▸ **Input rows**

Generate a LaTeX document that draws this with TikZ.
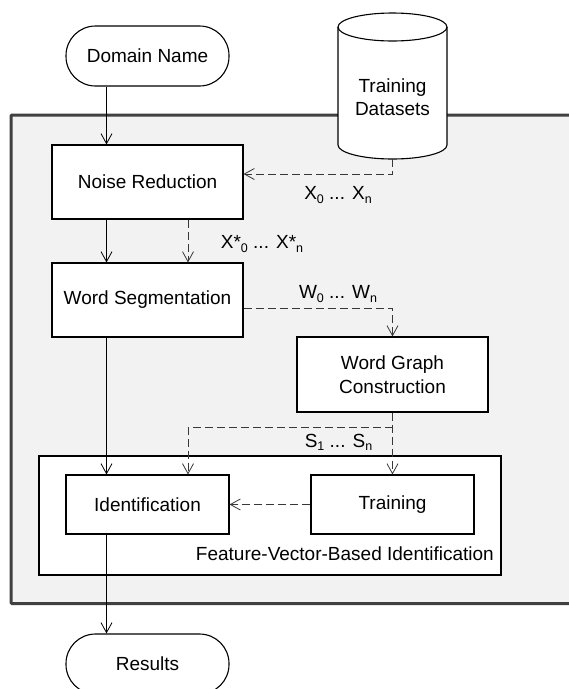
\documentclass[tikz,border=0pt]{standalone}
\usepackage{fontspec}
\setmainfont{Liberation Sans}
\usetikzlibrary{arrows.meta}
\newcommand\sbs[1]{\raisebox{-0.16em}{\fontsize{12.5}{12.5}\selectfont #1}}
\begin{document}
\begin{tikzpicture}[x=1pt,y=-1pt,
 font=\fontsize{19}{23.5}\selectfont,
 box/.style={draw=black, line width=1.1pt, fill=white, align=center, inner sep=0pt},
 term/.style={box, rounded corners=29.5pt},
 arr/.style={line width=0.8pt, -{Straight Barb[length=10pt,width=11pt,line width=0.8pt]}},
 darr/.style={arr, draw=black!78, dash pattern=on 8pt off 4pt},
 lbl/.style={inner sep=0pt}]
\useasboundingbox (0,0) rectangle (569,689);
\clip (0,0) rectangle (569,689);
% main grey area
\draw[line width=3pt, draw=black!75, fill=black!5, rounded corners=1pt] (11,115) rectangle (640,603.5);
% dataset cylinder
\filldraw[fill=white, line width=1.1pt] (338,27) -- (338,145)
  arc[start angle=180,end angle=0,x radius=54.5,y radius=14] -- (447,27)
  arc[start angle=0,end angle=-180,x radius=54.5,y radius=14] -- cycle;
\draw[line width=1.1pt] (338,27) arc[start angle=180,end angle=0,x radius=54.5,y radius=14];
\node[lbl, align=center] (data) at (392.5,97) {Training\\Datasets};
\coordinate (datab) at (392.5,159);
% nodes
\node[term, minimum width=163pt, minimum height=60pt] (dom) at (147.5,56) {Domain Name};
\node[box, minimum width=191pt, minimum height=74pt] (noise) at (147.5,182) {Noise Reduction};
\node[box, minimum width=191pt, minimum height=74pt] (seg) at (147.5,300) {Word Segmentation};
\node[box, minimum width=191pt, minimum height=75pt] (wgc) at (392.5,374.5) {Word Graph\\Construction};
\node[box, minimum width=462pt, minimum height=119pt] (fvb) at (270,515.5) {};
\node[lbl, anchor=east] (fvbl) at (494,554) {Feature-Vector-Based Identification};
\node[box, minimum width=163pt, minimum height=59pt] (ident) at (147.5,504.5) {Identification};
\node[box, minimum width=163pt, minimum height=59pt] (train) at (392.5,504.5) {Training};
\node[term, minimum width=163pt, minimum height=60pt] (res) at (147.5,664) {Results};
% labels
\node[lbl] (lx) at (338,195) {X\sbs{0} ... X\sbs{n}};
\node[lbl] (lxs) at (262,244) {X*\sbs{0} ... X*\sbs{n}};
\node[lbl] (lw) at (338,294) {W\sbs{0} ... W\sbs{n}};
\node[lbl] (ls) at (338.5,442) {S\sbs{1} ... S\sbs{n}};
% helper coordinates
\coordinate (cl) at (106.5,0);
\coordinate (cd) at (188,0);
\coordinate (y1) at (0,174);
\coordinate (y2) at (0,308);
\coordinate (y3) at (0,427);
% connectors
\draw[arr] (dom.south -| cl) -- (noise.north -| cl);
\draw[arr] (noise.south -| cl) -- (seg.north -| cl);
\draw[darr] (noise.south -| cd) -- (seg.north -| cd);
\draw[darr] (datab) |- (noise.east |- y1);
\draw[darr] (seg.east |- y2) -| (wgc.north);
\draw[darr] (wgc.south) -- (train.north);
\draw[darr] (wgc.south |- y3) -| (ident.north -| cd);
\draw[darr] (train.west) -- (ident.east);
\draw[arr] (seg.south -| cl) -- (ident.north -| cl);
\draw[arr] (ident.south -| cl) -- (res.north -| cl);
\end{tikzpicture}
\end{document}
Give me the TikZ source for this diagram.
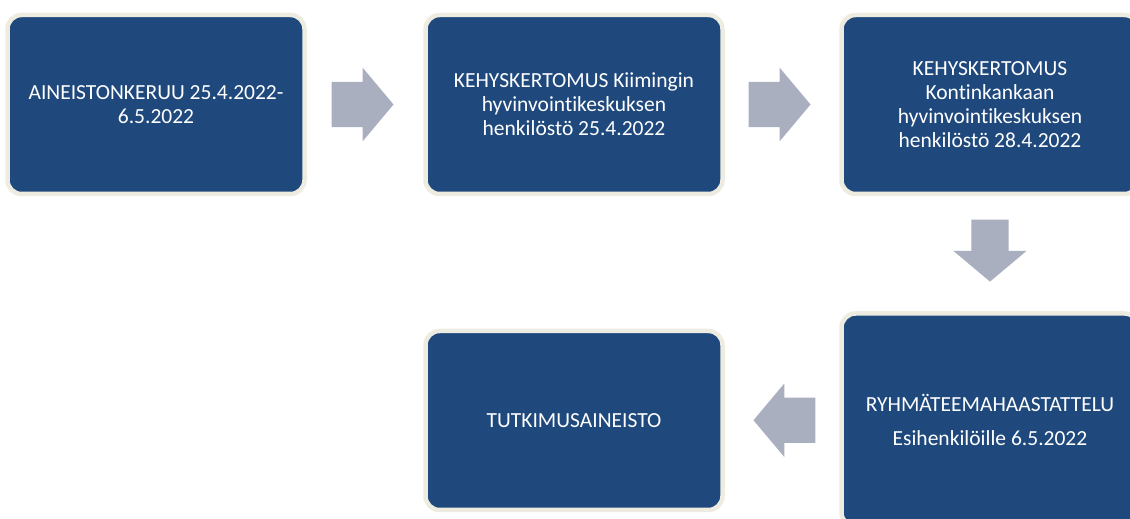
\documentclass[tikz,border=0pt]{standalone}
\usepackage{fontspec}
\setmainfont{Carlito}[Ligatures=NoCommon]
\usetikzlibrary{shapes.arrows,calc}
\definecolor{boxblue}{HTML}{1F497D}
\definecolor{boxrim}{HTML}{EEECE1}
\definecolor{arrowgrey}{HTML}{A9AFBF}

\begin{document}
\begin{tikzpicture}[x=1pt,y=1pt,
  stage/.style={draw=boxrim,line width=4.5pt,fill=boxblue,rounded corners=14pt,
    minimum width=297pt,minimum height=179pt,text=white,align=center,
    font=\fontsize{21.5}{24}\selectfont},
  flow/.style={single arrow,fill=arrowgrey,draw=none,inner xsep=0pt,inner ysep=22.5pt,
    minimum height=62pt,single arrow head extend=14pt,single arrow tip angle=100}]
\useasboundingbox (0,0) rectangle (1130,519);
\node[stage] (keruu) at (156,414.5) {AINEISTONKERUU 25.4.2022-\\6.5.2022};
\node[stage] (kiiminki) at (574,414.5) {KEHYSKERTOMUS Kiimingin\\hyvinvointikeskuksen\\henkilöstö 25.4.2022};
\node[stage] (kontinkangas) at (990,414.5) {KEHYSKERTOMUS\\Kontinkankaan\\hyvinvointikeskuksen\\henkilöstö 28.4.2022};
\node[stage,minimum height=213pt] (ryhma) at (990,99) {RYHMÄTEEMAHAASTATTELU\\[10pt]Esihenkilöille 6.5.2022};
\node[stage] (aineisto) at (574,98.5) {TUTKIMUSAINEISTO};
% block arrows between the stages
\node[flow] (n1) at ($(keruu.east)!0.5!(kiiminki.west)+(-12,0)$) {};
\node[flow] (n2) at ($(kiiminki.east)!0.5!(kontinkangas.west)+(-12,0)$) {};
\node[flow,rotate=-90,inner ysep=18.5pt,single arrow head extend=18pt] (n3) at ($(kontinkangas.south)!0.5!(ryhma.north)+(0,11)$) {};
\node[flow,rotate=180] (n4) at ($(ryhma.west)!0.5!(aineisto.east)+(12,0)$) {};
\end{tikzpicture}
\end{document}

▸ **What the task requires**
Print out every entry above without changing a word, and leave out the pictures.

▸ **Worked solution**
Generate a LaTeX document that draws this with TikZ.
\documentclass[tikz,border=0pt]{standalone}
\usepackage{fontspec}
\setmainfont{Liberation Sans}
\usetikzlibrary{arrows.meta}
\newcommand\sbs[1]{\raisebox{-0.16em}{\fontsize{12.5}{12.5}\selectfont #1}}
\begin{document}
\begin{tikzpicture}[x=1pt,y=-1pt,
 font=\fontsize{19}{23.5}\selectfont,
 box/.style={draw=black, line width=1.1pt, fill=white, align=center, inner sep=0pt},
 term/.style={box, rounded corners=29.5pt},
 arr/.style={line width=0.8pt, -{Straight Barb[length=10pt,width=11pt,line width=0.8pt]}},
 darr/.style={arr, draw=black!78, dash pattern=on 8pt off 4pt},
 lbl/.style={inner sep=0pt}]
\useasboundingbox (0,0) rectangle (569,689);
\clip (0,0) rectangle (569,689);
% main grey area
\draw[line width=3pt, draw=black!75, fill=black!5, rounded corners=1pt] (11,115) rectangle (640,603.5);
% dataset cylinder
\filldraw[fill=white, line width=1.1pt] (338,27) -- (338,145)
  arc[start angle=180,end angle=0,x radius=54.5,y radius=14] -- (447,27)
  arc[start angle=0,end angle=-180,x radius=54.5,y radius=14] -- cycle;
\draw[line width=1.1pt] (338,27) arc[start angle=180,end angle=0,x radius=54.5,y radius=14];
\node[lbl, align=center] (data) at (392.5,97) {Training\\Datasets};
\coordinate (datab) at (392.5,159);
% nodes
\node[term, minimum width=163pt, minimum height=60pt] (dom) at (147.5,56) {Domain Name};
\node[box, minimum width=191pt, minimum height=74pt] (noise) at (147.5,182) {Noise Reduction};
\node[box, minimum width=191pt, minimum height=74pt] (seg) at (147.5,300) {Word Segmentation};
\node[box, minimum width=191pt, minimum height=75pt] (wgc) at (392.5,374.5) {Word Graph\\Construction};
\node[box, minimum width=462pt, minimum height=119pt] (fvb) at (270,515.5) {};
\node[lbl, anchor=east] (fvbl) at (494,554) {Feature-Vector-Based Identification};
\node[box, minimum width=163pt, minimum height=59pt] (ident) at (147.5,504.5) {Identification};
\node[box, minimum width=163pt, minimum height=59pt] (train) at (392.5,504.5) {Training};
\node[term, minimum width=163pt, minimum height=60pt] (res) at (147.5,664) {Results};
% labels
\node[lbl] (lx) at (338,195) {X\sbs{0} ... X\sbs{n}};
\node[lbl] (lxs) at (262,244) {X*\sbs{0} ... X*\sbs{n}};
\node[lbl] (lw) at (338,294) {W\sbs{0} ... W\sbs{n}};
\node[lbl] (ls) at (338.5,442) {S\sbs{1} ... S\sbs{n}};
% helper coordinates
\coordinate (cl) at (106.5,0);
\coordinate (cd) at (188,0);
\coordinate (y1) at (0,174);
\coordinate (y2) at (0,308);
\coordinate (y3) at (0,427);
% connectors
\draw[arr] (dom.south -| cl) -- (noise.north -| cl);
\draw[arr] (noise.south -| cl) -- (seg.north -| cl);
\draw[darr] (noise.south -| cd) -- (seg.north -| cd);
\draw[darr] (datab) |- (noise.east |- y1);
\draw[darr] (seg.east |- y2) -| (wgc.north);
\draw[darr] (wgc.south) -- (train.north);
\draw[darr] (wgc.south |- y3) -| (ident.north -| cd);
\draw[darr] (train.west) -- (ident.east);
\draw[arr] (seg.south -| cl) -- (ident.north -| cl);
\draw[arr] (ident.south -| cl) -- (res.north -| cl);
\end{tikzpicture}
\end{document}
Give me the TikZ source for this diagram.
\documentclass[tikz,border=0pt]{standalone}
\usepackage{fontspec}
\setmainfont{Carlito}[Ligatures=NoCommon]
\usetikzlibrary{shapes.arrows,calc}
\definecolor{boxblue}{HTML}{1F497D}
\definecolor{boxrim}{HTML}{EEECE1}
\definecolor{arrowgrey}{HTML}{A9AFBF}

\begin{document}
\begin{tikzpicture}[x=1pt,y=1pt,
  stage/.style={draw=boxrim,line width=4.5pt,fill=boxblue,rounded corners=14pt,
    minimum width=297pt,minimum height=179pt,text=white,align=center,
    font=\fontsize{21.5}{24}\selectfont},
  flow/.style={single arrow,fill=arrowgrey,draw=none,inner xsep=0pt,inner ysep=22.5pt,
    minimum height=62pt,single arrow head extend=14pt,single arrow tip angle=100}]
\useasboundingbox (0,0) rectangle (1130,519);
\node[stage] (keruu) at (156,414.5) {AINEISTONKERUU 25.4.2022-\\6.5.2022};
\node[stage] (kiiminki) at (574,414.5) {KEHYSKERTOMUS Kiimingin\\hyvinvointikeskuksen\\henkilöstö 25.4.2022};
\node[stage] (kontinkangas) at (990,414.5) {KEHYSKERTOMUS\\Kontinkankaan\\hyvinvointikeskuksen\\henkilöstö 28.4.2022};
\node[stage,minimum height=213pt] (ryhma) at (990,99) {RYHMÄTEEMAHAASTATTELU\\[10pt]Esihenkilöille 6.5.2022};
\node[stage] (aineisto) at (574,98.5) {TUTKIMUSAINEISTO};
% block arrows between the stages
\node[flow] (n1) at ($(keruu.east)!0.5!(kiiminki.west)+(-12,0)$) {};
\node[flow] (n2) at ($(kiiminki.east)!0.5!(kontinkangas.west)+(-12,0)$) {};
\node[flow,rotate=-90,inner ysep=18.5pt,single arrow head extend=18pt] (n3) at ($(kontinkangas.south)!0.5!(ryhma.north)+(0,11)$) {};
\node[flow,rotate=180] (n4) at ($(ryhma.west)!0.5!(aineisto.east)+(12,0)$) {};
\end{tikzpicture}
\end{document}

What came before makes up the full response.